Wes Craven never intended A Nightmare On Elm Street to become a franchise: His original ending for the 1984 horror classic simply revealed that the entire film was a bad dream. But New Line head Bob Shaye wanted a shock ending, something to give the audience one more jolt before sending them home to bed. Shaye must have seen something special in the film as Freddy would return for eight more adventures and New Line Cinema would become known as “the house that Freddy built.” Craven opted out of 1985’s Freddy’s Revenge, but New Line wanted the originator of the series back for part three and Craven obliged, penning the original draft for the film along with writing partner Bruce Wagner. The original script for Dream Warriors is available online and provides a “darker and actually profane” tale according to eventual director, Chuck Russell.

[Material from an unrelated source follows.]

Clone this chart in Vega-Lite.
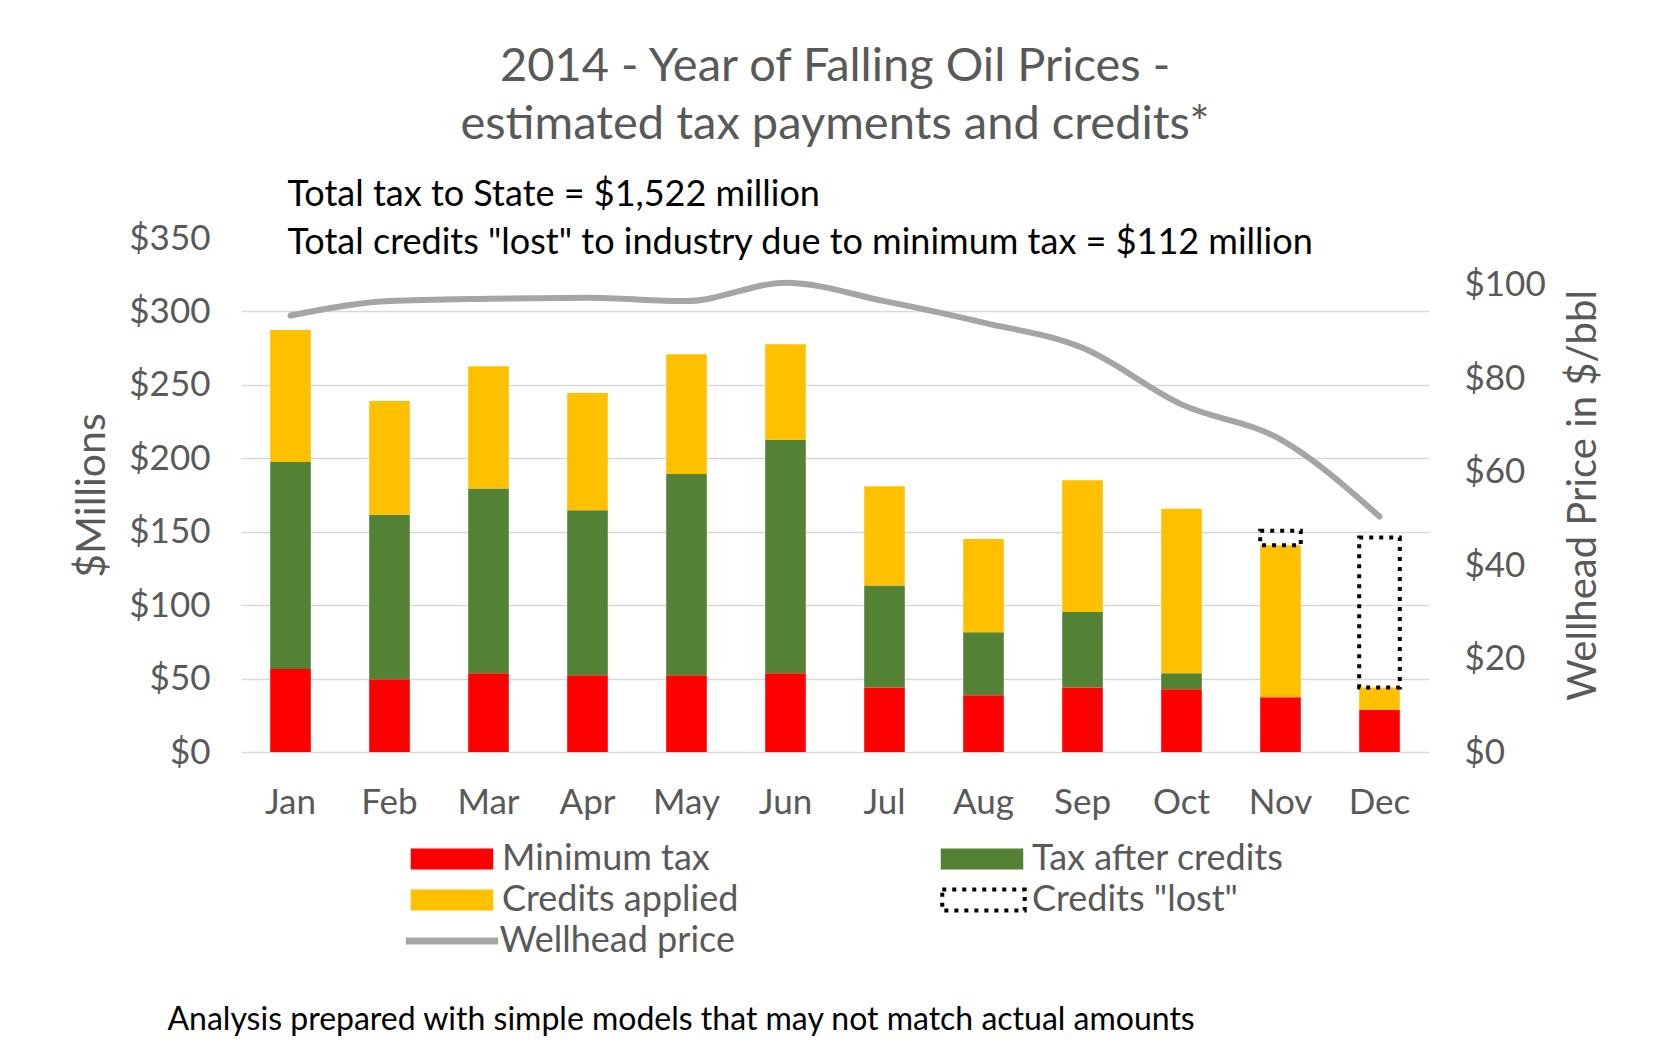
{
  "$schema": "https://vega.github.io/schema/vega-lite/v6.json",
  "width": 1188,
  "height": 514,
  "autosize": {"type": "none"},
  "padding": {"left": 241, "top": 238, "right": 231, "bottom": 292},
  "background": "white",
  "config": {
    "font": "Lato",
    "view": {"stroke": null},
    "axis": {"labelFont": "Lato", "titleFont": "Lato", "labelColor": "#595959", "titleColor": "#595959", "titleFontWeight": "normal"},
    "legend": {
      "labelFont": "Lato", "labelFontSize": 36, "labelColor": "#595959", "labelOffset": 8, "labelLimit": 500,
      "symbolSize": 6806, "symbolOffset": 0, "clipHeight": 34, "padding": 0, "rowPadding": 5
    }
  },
  "title": {
    "text": ["2014 - Year of Falling Oil Prices -", "estimated tax payments and credits*"],
    "font": "Lato",
    "fontSize": 47,
    "fontWeight": "normal",
    "color": "#595959",
    "lineHeight": 58,
    "anchor": "middle",
    "frame": "group",
    "offset": 28
  },
  "datasets": {
    "bars": [
      {"month": "Jan", "series": "Minimum tax", "value": 56.5},
      {"month": "Jan", "series": "Tax after credits", "value": 141.0},
      {"month": "Jan", "series": "Credits applied", "value": 89.8},
      {"month": "Feb", "series": "Minimum tax", "value": 49.5},
      {"month": "Feb", "series": "Tax after credits", "value": 112.1},
      {"month": "Feb", "series": "Credits applied", "value": 77.4},
      {"month": "Mar", "series": "Minimum tax", "value": 53.6},
      {"month": "Mar", "series": "Tax after credits", "value": 125.9},
      {"month": "Mar", "series": "Credits applied", "value": 83.1},
      {"month": "Apr", "series": "Minimum tax", "value": 52.2},
      {"month": "Apr", "series": "Tax after credits", "value": 112.4},
      {"month": "Apr", "series": "Credits applied", "value": 79.8},
      {"month": "May", "series": "Minimum tax", "value": 52.2},
      {"month": "May", "series": "Tax after credits", "value": 137.1},
      {"month": "May", "series": "Credits applied", "value": 81.5},
      {"month": "Jun", "series": "Minimum tax", "value": 53.6},
      {"month": "Jun", "series": "Tax after credits", "value": 159.1},
      {"month": "Jun", "series": "Credits applied", "value": 64.9},
      {"month": "Jul", "series": "Minimum tax", "value": 44.0},
      {"month": "Jul", "series": "Tax after credits", "value": 69.3},
      {"month": "Jul", "series": "Credits applied", "value": 67.6},
      {"month": "Aug", "series": "Minimum tax", "value": 38.6},
      {"month": "Aug", "series": "Tax after credits", "value": 42.9},
      {"month": "Aug", "series": "Credits applied", "value": 63.5},
      {"month": "Sep", "series": "Minimum tax", "value": 44.0},
      {"month": "Sep", "series": "Tax after credits", "value": 51.3},
      {"month": "Sep", "series": "Credits applied", "value": 89.7},
      {"month": "Oct", "series": "Minimum tax", "value": 42.7},
      {"month": "Oct", "series": "Tax after credits", "value": 10.9},
      {"month": "Oct", "series": "Credits applied", "value": 112.1},
      {"month": "Nov", "series": "Minimum tax", "value": 37.2},
      {"month": "Nov", "series": "Credits applied", "value": 103.5},
      {"month": "Dec", "series": "Minimum tax", "value": 28.8},
      {"month": "Dec", "series": "Credits applied", "value": 15.2}
    ],
    "lost": [
      {"month": "Nov", "series": "Credits \"lost\"", "low": 140.7, "high": 150.7},
      {"month": "Dec", "series": "Credits \"lost\"", "low": 44.0, "high": 146.0}
    ],
    "price": [
      {"month": "Jan", "price": 93.4},
      {"month": "Feb", "price": 96.5},
      {"month": "Mar", "price": 97.0},
      {"month": "Apr", "price": 97.2},
      {"month": "May", "price": 96.5},
      {"month": "Jun", "price": 100.4},
      {"month": "Jul", "price": 96.5},
      {"month": "Aug", "price": 91.9},
      {"month": "Sep", "price": 86.5},
      {"month": "Oct", "price": 74.4},
      {"month": "Nov", "price": 66.9},
      {"month": "Dec", "price": 50.4}
    ]
  },
  "layer": [
    {
      "layer": [
        {
          "data": {"name": "bars"},
          "transform": [
            {"calculate": "indexof(['Minimum tax','Tax after credits','Credits applied'], datum.series)", "as": "ord"}
          ],
          "mark": {"type": "bar"},
          "encoding": {
            "x": {
              "field": "month", "type": "nominal",
              "sort": ["Jan","Feb","Mar","Apr","May","Jun","Jul","Aug","Sep","Oct","Nov","Dec"],
              "scale": {"paddingInner": 0.59, "paddingOuter": 0.295},
              "axis": {
                "title": "Analysis prepared with simple models that may not match actual amounts",
                "titleFontSize": 32, "titleColor": "#000000", "titleAnchor": "start", "titleAlign": "left",
                "titleBaseline": "alphabetic", "titleX": -74, "titleY": 277,
                "labelAngle": 0, "labelFontSize": 35, "labelPadding": 33,
                "domain": false, "ticks": false, "grid": false
              }
            },
            "y": {
              "field": "value", "type": "quantitative", "stack": "zero",
              "scale": {"domain": [0, 350]},
              "axis": {
                "title": "$Millions", "titleFontSize": 41, "titlePadding": 15,
                "values": [0, 50, 100, 150, 200, 250, 300, 350],
                "labelExpr": "'$' + datum.value",
                "labelFontSize": 35, "labelPadding": 31,
                "domain": false, "ticks": false, "grid": true,
                "gridColor": {"condition": {"test": "datum.value === 350", "value": "transparent"}, "value": "#d9d9d9"},
                "gridWidth": 1.5
              }
            },
            "color": {
              "field": "series", "type": "nominal",
              "scale": {
                "domain": ["Minimum tax", "Tax after credits", "Credits applied"],
                "range": ["#ff0000", "#548235", "#ffc000"]
              },
              "legend": {
                "title": null,
                "orient": "none",
                "direction": "horizontal",
                "legendX": 169,
                "legendY": 604,
                "columns": 2,
                "columnPadding": 201,
                "symbolType": "M-1,-0.256H1V0.256H-1Z"
              }
            },
            "order": {"field": "ord", "type": "quantitative"}
          }
        },
        {
          "data": {"name": "lost"},
          "mark": {"type": "bar", "filled": false, "stroke": "#000000", "strokeWidth": 4},
          "encoding": {
            "x": {"field": "month", "type": "nominal", "sort": ["Jan","Feb","Mar","Apr","May","Jun","Jul","Aug","Sep","Oct","Nov","Dec"]},
            "y": {"field": "low", "type": "quantitative"},
            "y2": {"field": "high"},
            "strokeDash": {
              "field": "series", "type": "nominal",
              "scale": {"range": [[4, 6]]},
              "legend": {
                "title": null,
                "orient": "none",
                "legendX": 699,
                "legendY": 645,
                "labelOffset": 5,
                "symbolType": "M-1,-0.256H1V0.256H-1Z",
                "symbolFillColor": "transparent",
                "symbolStrokeColor": "#000000",
                "symbolStrokeWidth": 4
              }
            }
          }
        },
        {
          "data": {"values": [{}]},
          "mark": {
            "type": "text", "align": "left", "baseline": "alphabetic",
            "fontSize": 36, "font": "Lato", "color": "#000000",
            "lineHeight": 48, "dx": -3, "dy": -32
          },
          "encoding": {
            "x": {"datum": "Jan"},
            "y": {"datum": 350},
            "text": {"value": ["Total tax to State = $1,522 million", "Total credits \"lost\" to industry due to minimum tax = $112 million"]}
          }
        }
      ]
    },
    {
      "data": {"name": "price"},
      "mark": {"type": "line", "interpolate": "monotone", "strokeWidth": 6, "strokeCap": "round"},
      "encoding": {
        "x": {"field": "month", "type": "nominal", "sort": ["Jan","Feb","Mar","Apr","May","Jun","Jul","Aug","Sep","Oct","Nov","Dec"]},
        "y": {
          "field": "price", "type": "quantitative",
          "scale": {"domain": [0, 110]},
          "axis": {
            "orient": "right",
            "title": "Wellhead Price in $/bbl", "titleFontSize": 40, "titlePadding": 18,
            "titleAngle": 270, "titleBaseline": "top",
            "values": [0, 20, 40, 60, 80, 100],
            "labelExpr": "'$' + datum.value",
            "labelFontSize": 35, "labelPadding": 35,
            "domain": false, "ticks": false, "grid": false
          }
        },
        "stroke": {
          "datum": "Wellhead price",
          "scale": {"range": ["#a5a5a5"]},
          "legend": {
            "title": null,
            "orient": "none",
            "legendX": 151,
            "legendY": 686,
            "symbolType": "stroke",
            "symbolSize": 8520,
            "symbolOffset": 10,
            "labelOffset": -2.5,
            "symbolStrokeWidth": 7
          }
        }
      }
    }
  ],
  "resolve": {"scale": {"y": "independent"}, "axis": {"y": "independent"}}
}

“I wanted to do Nightmare 3 because I felt compelled to come back and expand the original concept.” Craven said. With Craven unable to direct, the studio hired Chuck Russell. Russell and Frank Darabont (yes, that Frank Darabont) re-wrote Craven’s original draft focusing on what Russell refers to as “the imaginative elements of the piece.” The final product retained Craven’s concept of a group of teenagers taking on Freddy rather than just one kid doing battle with the dream stalker. “It had to be a group, because the souls of Freddy’s victims have made Freddy stronger.” Both Craven’s original script as well as the film featured the return of Nancy Thompson, the mental hospital, and the Freddy snake. In Craven’s draft, Freddy does quite a bit more shape shifting—he turns into a dog and a crow—and the kids have different powers than some of the elements that made it on-screen. The original draft also doesn’t feature any mention of Amanda Krueger, Freddy’s mother.

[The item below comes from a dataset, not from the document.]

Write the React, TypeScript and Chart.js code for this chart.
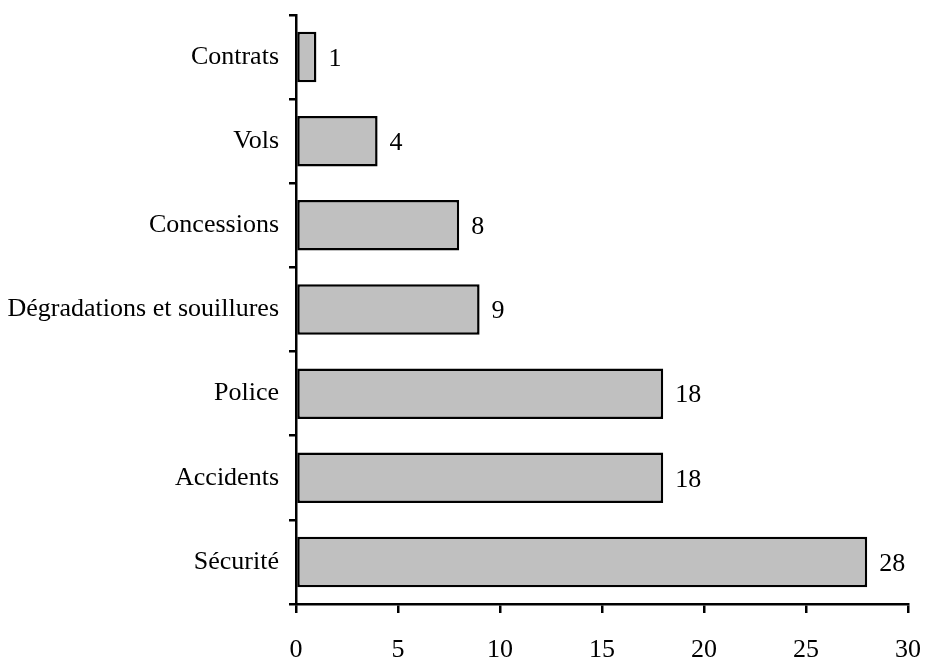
import React, { useEffect, useRef } from "react";
import { Chart, registerables } from "chart.js";

Chart.register(...registerables);

const categories = [
  "Contrats",
  "Vols",
  "Concessions",
  "Dégradations et souillures",
  "Police",
  "Accidents",
  "Sécurité",
];
const counts = [1, 4, 8, 9, 18, 18, 28];
const xTicks = { min: 0, max: 30, step: 5 };

const FONT_FAMILY = "'Liberation Serif', 'DejaVu Serif', serif";
const FONT_SIZE = 26;

// Writes each bar's count just past its end.
const valueLabels = {
  id: "valueLabels",
  afterDatasetsDraw(chart: any) {
    const { ctx } = chart;
    ctx.save();
    ctx.fillStyle = "#000";
    ctx.font = `${FONT_SIZE}px ${FONT_FAMILY}`;
    ctx.textAlign = "left";
    ctx.textBaseline = "middle";
    chart.data.datasets.forEach((ds: any, i: number) => {
      const meta = chart.getDatasetMeta(i);
      meta.data.forEach((bar: any, j: number) => {
        ctx.fillText(String(ds.data[j]), bar.x + 12, bar.y + 2);
      });
    });
    ctx.restore();
  },
};

export default function App() {
  const canvasRef = useRef<HTMLCanvasElement | null>(null);

  useEffect(() => {
    if (!canvasRef.current) return;
    const chart = new Chart(canvasRef.current, {
      type: "bar",
      data: {
        labels: categories,
        datasets: [
          {
            data: counts,
            backgroundColor: "#c0c0c0",
            borderColor: "#000",
            borderWidth: 2.5,
            borderSkipped: false,
            categoryPercentage: 0.6,
            barPercentage: 1,
          },
        ],
      },
      options: {
        indexAxis: "y",
        animation: false,
        responsive: false,
        maintainAspectRatio: false,
        layout: { padding: { top: 15, right: 19, left: 0, bottom: 0 } },
        plugins: {
          legend: { display: false },
          tooltip: { enabled: false },
        },
        scales: {
          x: {
            min: xTicks.min,
            max: xTicks.max,
            ticks: {
              stepSize: xTicks.step,
              color: "#000",
              padding: 22,
              font: { family: FONT_FAMILY, size: FONT_SIZE },
            },
            grid: {
              drawOnChartArea: false,
              drawTicks: true,
              tickLength: 9,
              lineWidth: 2.5,
              color: "#000",
            },
            border: { display: true, color: "#000", width: 2.5 },
            afterFit(scale: any) {
              scale.height = 58;
              scale.paddingLeft = 0;
              scale.paddingRight = 0;
            },
          },
          y: {
            ticks: {
              color: "#000",
              padding: 10,
              font: { family: FONT_FAMILY, size: FONT_SIZE },
            },
            grid: {
              offset: true,
              drawOnChartArea: false,
              drawTicks: true,
              tickLength: 7,
              lineWidth: 2.5,
              color: "#000",
            },
            border: { display: true, color: "#000", width: 2.5 },
            afterFit(scale: any) {
              scale.width = 296;
              scale.paddingTop = 0;
              scale.paddingBottom = 0;
            },
          },
        },
      },
      plugins: [valueLabels],
    });
    return () => chart.destroy();
  }, []);

  return (
    <div
      style={{
        position: "fixed",
        left: 0,
        top: 0,
        width: 927,
        height: 662,
        background: "#fff",
      }}
    >
      <canvas ref={canvasRef} width={927} height={662} />
    </div>
  );
}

Dream Warriors was an important moment in the development of Freddy Krueger as a character. Robert Englund’s Freddy hadn’t yet developed his trademark brand of humor, displaying just a sign of things to come in Freddy’s Revenge as he taunts teenage Jesse, explaining “You’ve got the body and I’ve got the brain” before pulling off part of his own skull. It was the third film that truly defined the Freddy Krueger that America fell in love with. If Craven’s script had been shot as is, it is uncertain whether Freddy Krueger would have become the pop phenomenon that he was in the late ’80s. Even though Craven’s script does foretell the sillier side of Freddy when the villain exclaims “Screw you!” as he offs one of the Dream Warriors—who turns into a gargoyle—with power tools and drill bits.
The script certainly has a darker tone than what eventually made it to screen. Freddy Krueger isn’t chock-full of one-liners as in the final film; his dialogue is perverse and menacing. Craven’s script plays up the original concept of Freddy as a child molester particularly in the sequence in which Freddy takes out Phillip the sleepwalker. “Why me?” Phillip pleads to which Freddy responds “Because I like you.” as Krueger licks the boys face. It’s hard to imagine Toys “R” Us stocking that talking Freddy doll on store shelves. Wes Craven ended up taking an executive producing credit on the film but was not necessarily happy with the changes made to his script stating, “A lot of the reasons I had agreed to do the picture were taken away.”
It’s interesting to note that the Dream Warriors novelization—which contained adaptations of the first two films as well as a look into Freddy’s past—was actually based on Wes Craven’s original draft for the script, which surely caused confusion for any Freddy fanatics who picked up copy at the book fair in 1987.